Heart slices in the physiological biomimetic culture system
Heart slices in the physiological biomimetic culture system developed at UofL

When someone has a heart attack, it causes muscle cells in their heart to die, and the heart cannot regenerate these cells. Researchers at the University of Louisville have begun preclinical testing of a new gene therapy that stimulates regeneration of heart muscle cells.

The project, led by Tamer M.A. Mohamed, assistant professor of medicine in the UofL Division of Cardiovascular Medicine and the UofL Institute of Molecular Cardiology, has received a five-year, $3.8 million grant from the National Heart, Lung and Blood Institute.

“After a patient suffers a heart attack, the heart loses muscle cells, reducing the heart’s ability to pump blood to the rest of the body. Muscle cells in the heart do not regenerate on their own, leaving the heart permanently impaired,” Mohamed said. “We are developing a transient gene therapy approach to regenerate these muscle cells to heal the heart.”

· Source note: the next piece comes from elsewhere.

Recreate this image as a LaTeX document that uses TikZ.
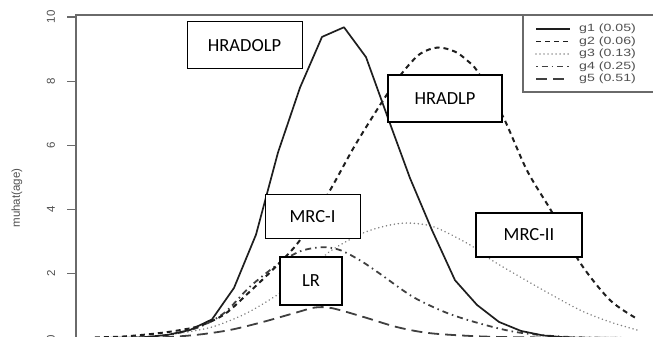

The therapy involves transient overexpression of a combination of four cell-cycle regulating proteins to induce cell division in the heart muscle. The four cell-cycle regulators, cyclin-dependent kinase 1 (CDK1), CDK4, cyclin B1, and cyclin D1, are known collectively as 4F, or four factors. In previous research, the process stimulated cell division in cardiomyocytes, or heart cells, leading to improved heart function.

The new study will determine further the effectiveness and safety of the therapy in animal models as well as in human heart segments using of a biomimetic culture system developed at UofL by Mohamed that keeps slices of human hearts alive for a longer period of time. The system mimics the environment of a living organ through continuous electrical stimulation and oxygenation, maintaining viability and functionality of the heart segments for six days, allowing more extensive testing. The heart culture system is available for use by researchers outside UofL.

In addition to further testing the therapy’s effectiveness, Mohamed and other investigators will focus on approaches for the process that do not lead to tumor development in other cells.

“The challenge comes in avoiding development of cancer in other areas of the body, which appears to be a side effect of the process as seen in mice,” Mohamed said.

If it is successful, the work will lead to the start of in-human clinical trials.